[Collected data]

__________

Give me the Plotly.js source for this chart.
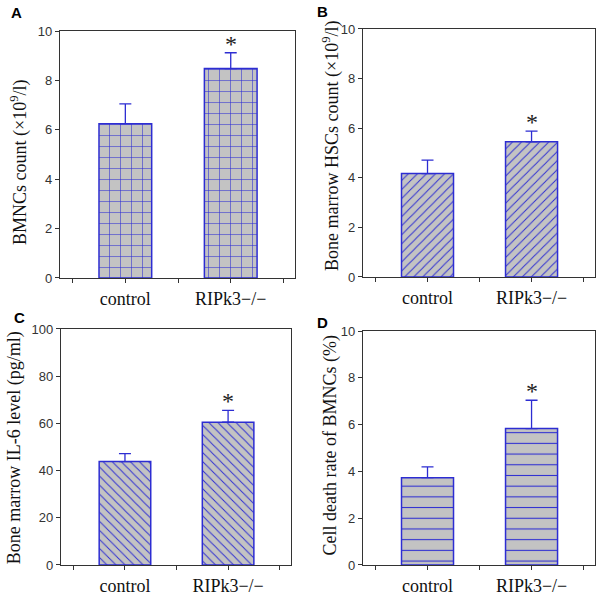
<!DOCTYPE html>
<html><head><meta charset="utf-8">
<script src="https://cdn.plot.ly/plotly-3.0.1.min.js"></script>
<style>html,body{margin:0;padding:0;background:#fff}</style>
</head><body>
<div id="chart" style="width:600px;height:599px"></div>
<script>
// ---- data ----
const groups = ['control', 'RIPk3\u2212/\u2212'];
const panelLetters = ['A', 'B', 'C', 'D'];
const yTitles = [
  'BMNCs count (\u00d710<sup>9</sup>/l)',
  'Bone marrow HSCs count (\u00d710<sup>9</sup>/l)',
  'Bone marrow IL-6 level (pg/ml)',
  'Cell death rate of BMNCs (%)'
];
const bmncCount = [6.25, 8.48];
const bmncErr = [0.80, 0.64];
const hscCount = [4.17, 5.45];
const hscErr = [0.54, 0.43];
const il6Level = [43.8, 60.5];
const il6Err = [3.4, 5.0];
const deathRate = [3.73, 5.83];
const deathErr = [0.46, 1.21];
const significance = ['', '*'];
const yMax = [10, 10, 100, 10];
const yStep = [2, 2, 20, 2];

// ---- styling ----
const values = [bmncCount, hscCount, il6Level, deathRate];
const errors = [bmncErr, hscErr, il6Err, deathErr];
const patterns = [
  {shape: '+', size: 11, solidity: 0.1},
  {shape: '/', size: 6.4, solidity: 0.15},
  {shape: '\\', size: 6.4, solidity: 0.15},
  {shape: '-', size: 10.7, solidity: 0.1}
];
const blue = '#2d2dd2';
const gray = '#c3c3c3';
const dom = {
  x: [[0.1, 0.4917], [0.605, 0.9917], [0.1017, 0.485], [0.605, 0.9917]],
  y: [[0.5359, 0.9482], [0.5376, 0.9516], [0.0568, 0.4508], [0.0568, 0.4474]]
};
const titlePos = [[0.0317, 0.7279], [0.5517, 0.7563], [0.0255, 0.2521], [0.5492, 0.2554]];
const letterPos = [[16, 12], [322, 11], [19, 317], [322, 322]];

const xIdx = groups.map((g, i) => i);
const traces = [];
const layout = {
  width: 600, height: 599,
  margin: {l: 0, r: 0, t: 0, b: 0},
  paper_bgcolor: '#fff', plot_bgcolor: '#fff',
  showlegend: false,
  annotations: []
};

for (let p = 0; p < 4; p++) {
  const sfx = p === 0 ? '' : String(p + 1);
  traces.push({
    type: 'bar',
    x: xIdx, y: values[p], width: 0.5,
    xaxis: 'x' + sfx, yaxis: 'y' + sfx,
    marker: {
      color: gray,
      line: {color: blue, width: 1.5},
      pattern: Object.assign({fgcolor: blue, bgcolor: gray, fillmode: 'replace'}, patterns[p])
    },
    error_y: {
      type: 'data', symmetric: false,
      array: errors[p], arrayminus: errors[p].map(() => 0),
      color: blue, thickness: 1.3, width: 6
    },
    hoverinfo: 'skip'
  });
  layout['xaxis' + sfx] = {
    domain: dom.x[p], range: [-0.62, 1.61], anchor: 'y' + sfx,
    tickmode: 'array',
    tickvals: xIdx,
    ticktext: groups,
    ticks: 'outside', ticklen: 4, tickcolor: '#333', tickwidth: 1,
    minor: {tickmode: 'array', tickvals: [-0.5, 0.5, 1.5], ticks: 'outside', ticklen: 4, tickcolor: '#333', tickwidth: 1, showgrid: false},
    showline: true, mirror: true, linecolor: '#333', linewidth: 1.2,
    showgrid: false, zeroline: false,
    tickfont: {family: 'Liberation Serif', size: 18, color: '#111'}
  };
  layout['yaxis' + sfx] = {
    domain: dom.y[p], range: [0, yMax[p]], anchor: 'x' + sfx,
    dtick: yStep[p], tick0: 0,
    ticks: 'outside', ticklen: 4, tickcolor: '#333', tickwidth: 1,
    showline: true, mirror: true, linecolor: '#333', linewidth: 1.2,
    showgrid: false, zeroline: false,
    tickfont: {family: 'Liberation Sans', size: 13, color: '#333'}
  };
  // y axis title
  layout.annotations.push({
    xref: 'paper', yref: 'paper', x: titlePos[p][0], y: titlePos[p][1],
    xanchor: 'center', yanchor: 'middle', textangle: -90, showarrow: false,
    text: yTitles[p],
    font: {family: 'Liberation Serif', size: 18, color: '#111'}
  });
  // panel letter
  layout.annotations.push({
    xref: 'paper', yref: 'paper', x: letterPos[p][0] / 600, y: 1 - letterPos[p][1] / 599,
    xanchor: 'center', yanchor: 'middle', showarrow: false,
    text: '<b>' + panelLetters[p] + '</b>',
    font: {family: 'Liberation Sans', size: 15, color: '#000'}
  });
  // significance marks
  significance.forEach((s, i) => {
    if (!s) return;
    layout.annotations.push({
      xref: 'x' + sfx, yref: 'y' + sfx, x: xIdx[i], y: values[p][i] + errors[p][i],
      xanchor: 'center', yanchor: 'bottom', yshift: -6, showarrow: false,
      text: s,
      font: {family: 'Liberation Serif', size: 24, color: '#222'}
    });
  });
}

Plotly.newPlot('chart', traces, layout, {staticPlot: true});
</script>
</body></html>
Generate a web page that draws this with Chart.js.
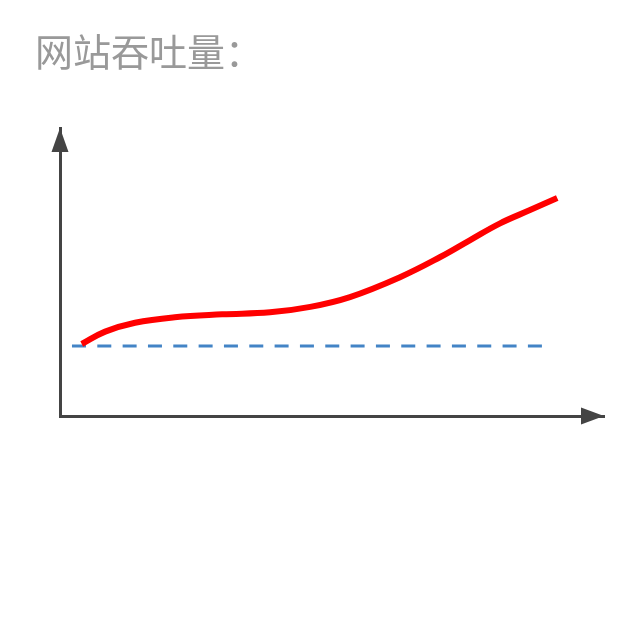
<!DOCTYPE html>
<html>
<head>
<meta charset="utf-8">
<script src="https://cdn.jsdelivr.net/npm/chart.js@4/dist/chart.umd.min.js"></script>
<style>
  html, body { margin: 0; padding: 0; background: #fff; }
  #wrap { width: 640px; height: 640px; position: relative; }
</style>
</head>
<body>
<div id="wrap"><canvas id="chart"></canvas></div>
<script>
// chart values (x and y on a 0..100 axis range)
var titleText = '网站吞吐量：';
var throughputX = [4.0, 8.3, 13.8, 21.1, 29.8, 38.6, 46.0, 53.3, 62.5, 69.9, 75.4, 80.9, 86.4, 91.4];
var throughputY = [25.0, 29.3, 32.4, 34.3, 35.3, 36.0, 37.9, 41.3, 48.2, 55.2, 61.1, 66.9, 71.5, 75.7];
var baselineX = [2.2, 88.8];
var baselineY = [24.3, 24.3];

function toPoints(xs, ys) {
    return xs.map(function(x, i) { return { x: x, y: ys[i] }; });
}

// arrow heads at the end of both axes
var axisArrows = {
    id: 'axisArrows',
    afterDraw: function(chart) {
        var ctx = chart.ctx;
        var a = chart.chartArea;
        ctx.save();
        ctx.fillStyle = '#444444';
        ctx.beginPath();
        ctx.moveTo(a.left, a.top);
        ctx.lineTo(a.left - 8.5, a.top + 24);
        ctx.lineTo(a.left + 8.5, a.top + 24);
        ctx.closePath();
        ctx.fill();
        ctx.beginPath();
        ctx.moveTo(a.right, a.bottom);
        ctx.lineTo(a.right - 23, a.bottom - 8.5);
        ctx.lineTo(a.right - 23, a.bottom + 8.5);
        ctx.closePath();
        ctx.fill();
        ctx.restore();
    }
};

var ctx = document.getElementById('chart').getContext('2d');
var chart = new Chart(ctx, {
    type: 'line',
    data: {
        datasets: [{
            label: 'throughput',
            data: toPoints(throughputX, throughputY),
            borderColor: '#ff0000',
            borderWidth: 6,
            borderCapStyle: 'butt',
            tension: 0.4,
            pointRadius: 0,
            fill: false
        }, {
            label: 'baseline',
            data: toPoints(baselineX, baselineY),
            borderColor: '#4384c6',
            borderWidth: 3,
            borderDash: [14, 11.33],
            pointRadius: 0,
            fill: false
        }]
    },
    options: {
        responsive: true,
        maintainAspectRatio: false,
        animation: false,
        layout: { padding: { left: 35, right: 36, top: 0, bottom: 0 } },
        plugins: {
            legend: { display: false },
            tooltip: { enabled: false },
            title: {
                display: true,
                text: titleText,
                align: 'start',
                color: '#999999',
                font: { family: "'Noto Sans CJK SC', 'Noto Sans', sans-serif", size: 38, weight: 'normal', lineHeight: 1.2 },
                padding: { top: 28.7, bottom: 53.7 }
            }
        },
        scales: {
            x: {
                type: 'linear',
                min: 0,
                max: 100,
                grid: { display: false },
                ticks: { display: false },
                border: { display: true, color: '#444444', width: 3 },
                afterFit: function(scale) { scale.height = 224; }
            },
            y: {
                type: 'linear',
                min: 0,
                max: 100,
                grid: { display: false },
                ticks: { display: false },
                border: { display: true, color: '#444444', width: 3 },
                afterFit: function(scale) { scale.width = 25; }
            }
        }
    },
    plugins: [axisArrows]
});
</script>
</body>
</html>
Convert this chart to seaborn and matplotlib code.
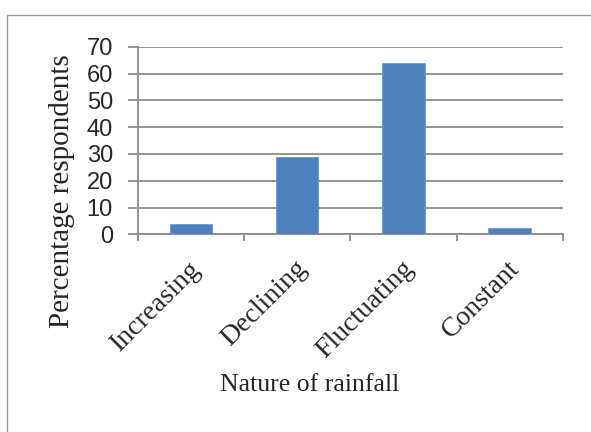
import matplotlib
matplotlib.use("Agg")
import matplotlib.pyplot as plt
import matplotlib.patches as mpatches
import matplotlib.transforms as mtransforms
import seaborn as sns
import pandas as pd

categories = ["Increasing", "Declining", "Fluctuating", "Constant"]
percentages = [4, 29, 64, 2.5]
y_ticks = [0, 10, 20, 30, 40, 50, 60, 70]

sns.set_theme(style="white")
plt.rcParams["font.family"] = ["Liberation Serif", "DejaVu Serif"]

df = pd.DataFrame({"Nature of rainfall": categories,
                   "Percentage respondents": percentages})

fig = plt.figure(figsize=(5.91, 4.32), dpi=100)
fig.patch.set_facecolor("white")

# outer chart frame (only top and left edges visible in the canvas)
frame = mpatches.Rectangle((7 / 591, -0.2), 1.2, 1 - 15 / 432 + 0.2,
                           transform=fig.transFigure, fill=False,
                           edgecolor="#9a9a9a", linewidth=1.0)
fig.patches.append(frame)

ax = fig.add_axes([138 / 591, 1 - 234.3 / 432, 424.7 / 591, 187.6 / 432])
sns.barplot(data=df, x="Nature of rainfall", y="Percentage respondents",
            color="#4F81BD", saturation=1, width=0.4, ax=ax,
            edgecolor="#6f9bd0", linewidth=0.6, zorder=3)

grid_color = "#8a8a8a"
ax.set_xlim(-0.5, len(categories) - 0.5)
ax.set_ylim(0, 70)
ax.set_yticks(y_ticks)
ax.set_yticklabels([str(v) for v in y_ticks], family="Liberation Sans",
                   fontsize=17)
ax.yaxis.grid(True, color=grid_color, linewidth=1.3, zorder=0)
ax.set_axisbelow(True)

for side in ("top", "right"):
    ax.spines[side].set_visible(False)
for side in ("left", "bottom"):
    ax.spines[side].set_color(grid_color)
    ax.spines[side].set_linewidth(1.3)

ax.tick_params(axis="y", which="major", direction="out", length=7,
               width=1.3, color=grid_color, pad=11, left=True)

# category boundary ticks on the x axis
ax.set_xticks([i - 0.5 for i in range(len(categories) + 1)], minor=True)
ax.tick_params(axis="x", which="minor", direction="out", length=5,
               width=1.3, color=grid_color, bottom=True)
ax.tick_params(axis="x", which="major", length=0, pad=22)
ax.set_xticks(range(len(categories)))
ax.set_xticklabels(categories, rotation=45, ha="right", va="center",
                   rotation_mode="anchor", fontsize=20)

# nudge the slanted category labels slightly to the right
shift = mtransforms.ScaledTranslation(6 / 100, 0, fig.dpi_scale_trans)
for lbl in ax.get_xticklabels():
    lbl.set_transform(lbl.get_transform() + shift)

ax.set_xlabel("Nature of rainfall", fontsize=18.5, va="center", ha="center")
ax.xaxis.set_label_coords(0.405, -0.803)
ax.set_ylabel("Percentage respondents", fontsize=21, va="center",
              ha="center")
ax.yaxis.set_label_coords(-0.179, 0.23)

fig.savefig("out.png", dpi=100, facecolor="white")
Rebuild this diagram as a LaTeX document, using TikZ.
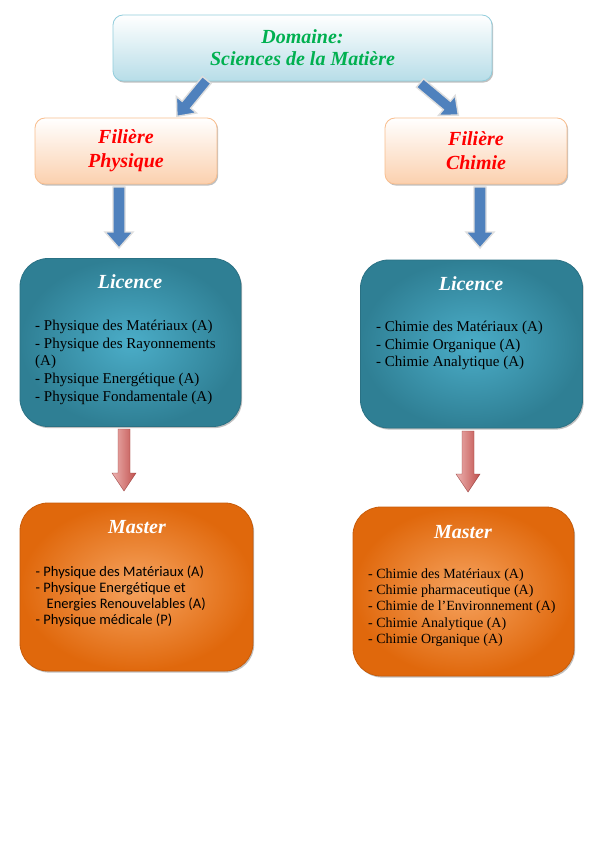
\documentclass[tikz,border=0pt]{standalone}
\usepackage{fontspec}
\setmainfont{Liberation Serif}
\newfontfamily\calib{Carlito}
\usetikzlibrary{shadows,calc}
\definecolor{domBot}{HTML}{B7DDE8}
\definecolor{domLine}{HTML}{92CDDC}
\definecolor{filBot}{HTML}{FBD0AE}
\definecolor{filLine}{HTML}{F9BE8E}
\definecolor{licIn}{HTML}{4BADC8}
\definecolor{licOut}{HTML}{2F7F94}
\definecolor{licLine}{HTML}{2A7184}
\definecolor{masIn}{HTML}{F6A35F}
\definecolor{masOut}{HTML}{E0680C}
\definecolor{masLine}{HTML}{C85C0A}
\definecolor{arBlue}{HTML}{4F81BD}
\definecolor{arRedL}{HTML}{EDB3B1}
\definecolor{arRedD}{HTML}{C0504D}
\definecolor{titGreen}{HTML}{00B050}
\newcommand\blockarr[7]{\begin{scope}[shift={(#2)},rotate=#3]
\path[#1] (0,-#5) -- ({#4-#7},-#5) -- ({#4-#7},-#6) -- (#4,0) -- ({#4-#7},#6) -- ({#4-#7},#5) -- (0,#5) -- cycle;
\end{scope}}
\newcommand\vblock[6]{\path[#1] ($(#2)+(-#4,0)$) -- ($(#3)+(-#4,-#6)$) -- ($(#3)+(-#5,-#6)$) -- (#3) -- ($(#3)+(#5,-#6)$) -- ($(#3)+(#4,-#6)$) -- ($(#2)+(#4,0)$) -- cycle;}
\tikzset{
  box/.style={draw, inner sep=0pt, outer sep=0pt, line width=0.8pt, anchor=north west,
    drop shadow={shadow xshift=1.2pt,shadow yshift=-1.6pt,opacity=0.35,fill=black!70}},
  dombox/.style={box, rounded corners=10pt, top color=white, bottom color=domBot, draw=domLine},
  filbox/.style={box, rounded corners=10pt, top color=white, bottom color=filBot, draw=filLine},
  licbox/.style={box, rounded corners=28pt, inner color=licIn, outer color=licOut, draw=licLine},
  masbox/.style={box, rounded corners=28pt, inner color=masIn, outer color=masOut, draw=masLine},
  titre/.style={font=\fontsize{20}{24}\selectfont\bfseries\itshape, align=center, inner sep=0pt},
  titreD/.style={font=\fontsize{20}{22.5}\selectfont\bfseries\itshape, align=center, inner sep=0pt},
  listeL/.style={font=\fontsize{15}{17.6}\selectfont, align=left, inner sep=0pt, anchor=north west},
  listeM/.style={font=\fontsize{14}{16.2}\selectfont, align=left, inner sep=0pt, anchor=north west},
  listeC/.style={font=\calib\fontsize{14.5}{16}\selectfont, align=left, inner sep=0pt, anchor=north west},
  bluearr/.style={fill=arBlue, draw=black!13, line width=1.4pt, line join=miter},
  redarr/.style={left color=arRedL, right color=arRedD, draw=arRedD!80!black, line width=0.4pt}
}
\begin{document}
\begin{tikzpicture}[x=1pt,y=-1pt]
\useasboundingbox (0,0) rectangle (595,842);
\fill[white] (0,0) rectangle (595,842);

% boxes
\node[dombox, minimum width=379pt, minimum height=66pt] (dom) at (113,15) {};
\node[filbox, minimum width=182pt, minimum height=66pt] (filP) at (35,118) {};
\node[filbox, minimum width=182pt, minimum height=66pt] (filC) at (385,118) {};
\node[licbox, minimum width=221pt, minimum height=168pt] (licP) at (20,258.5) {};
\node[licbox, minimum width=222pt, minimum height=168pt] (licC) at (360.5,260) {};
\node[masbox, minimum width=233pt, minimum height=168pt] (masP) at (20,503) {};
\node[masbox, minimum width=221pt, minimum height=169pt] (masC) at (353,507) {};

% texts
\node[titreD, text=titGreen] (domT) at ($(dom.center)+(0,-0.5)$) {Domaine:\\Sciences de la Matière};
\node[titre, text=red] (filPT) at ($(filP.center)+(0,-0.5)$) {Filière\\Physique};
\node[titre, text=red] (filCT) at ($(filC.center)+(0,-0.5)$) {Filière\\Chimie};
\node[titre, text=white] (licPT) at (130,281.5) {Licence};
\node[titre, text=white] (licCT) at (471,283.5) {Licence};
\node[titre, text=white] (masPT) at (137,527.5) {Master};
\node[titre, text=white] (masCT) at (463,532.5) {Master};

\node[listeL] (licPL) at (35,320) {- Physique des Matériaux (A)\\- Physique des Rayonnements\\(A)\\- Physique Energétique (A)\\- Physique Fondamentale (A)};
\node[listeL] (licCL) at (376,321) {- Chimie des Matériaux (A)\\- Chimie Organique (A)\\- Chimie Analytique (A)};
\node[listeC] (masPL) at (35.5,565.5) {- Physique des Matériaux (A)\\- Physique Energétique et\\\hspace*{11pt}Energies Renouvelables (A)\\- Physique médicale (P)};
\node[listeM] (masCL) at (368,568.5) {- Chimie des Matériaux (A)\\- Chimie pharmaceutique (A)\\- Chimie de l’Environnement (A)\\- Chimie Analytique (A)\\- Chimie Organique (A)};

% arrows
\coordinate (dL) at (206.7,80);
\coordinate (dR) at (420,83);
\blockarr{bluearr}{dL}{230.7}{47}{5.5}{13}{15}
\blockarr{bluearr}{dR}{-39.9}{50}{5.5}{13}{15}

\coordinate (bL1) at (119,187);
\coordinate (bL2) at (119,248);
\coordinate (bR1) at (480,187);
\coordinate (bR2) at (480,248);
\vblock{bluearr}{bL1}{bL2}{6}{14}{16}
\vblock{bluearr}{bR1}{bR2}{6}{14}{16}

\coordinate (rL1) at (124,429);
\coordinate (rL2) at (124,491);
\coordinate (rR1) at (468,431);
\coordinate (rR2) at (468,492);
\vblock{redarr}{rL1}{rL2}{6}{12}{18}
\vblock{redarr}{rR1}{rR2}{6}{12}{18}
\end{tikzpicture}
\end{document}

__________

Return the material line for line, from its beginning to the line that contains "const yStep = [2, 2, 20, 2];", with the pictures left out.

Give me the Plotly.js source for this chart.
<!DOCTYPE html>
<html><head><meta charset="utf-8">
<script src="https://cdn.plot.ly/plotly-3.0.1.min.js"></script>
<style>html,body{margin:0;padding:0;background:#fff}</style>
</head><body>
<div id="chart" style="width:600px;height:599px"></div>
<script>
// ---- data ----
const groups = ['control', 'RIPk3\u2212/\u2212'];
const panelLetters = ['A', 'B', 'C', 'D'];
const yTitles = [
  'BMNCs count (\u00d710<sup>9</sup>/l)',
  'Bone marrow HSCs count (\u00d710<sup>9</sup>/l)',
  'Bone marrow IL-6 level (pg/ml)',
  'Cell death rate of BMNCs (%)'
];
const bmncCount = [6.25, 8.48];
const bmncErr = [0.80, 0.64];
const hscCount = [4.17, 5.45];
const hscErr = [0.54, 0.43];
const il6Level = [43.8, 60.5];
const il6Err = [3.4, 5.0];
const deathRate = [3.73, 5.83];
const deathErr = [0.46, 1.21];
const significance = ['', '*'];
const yMax = [10, 10, 100, 10];
const yStep = [2, 2, 20, 2];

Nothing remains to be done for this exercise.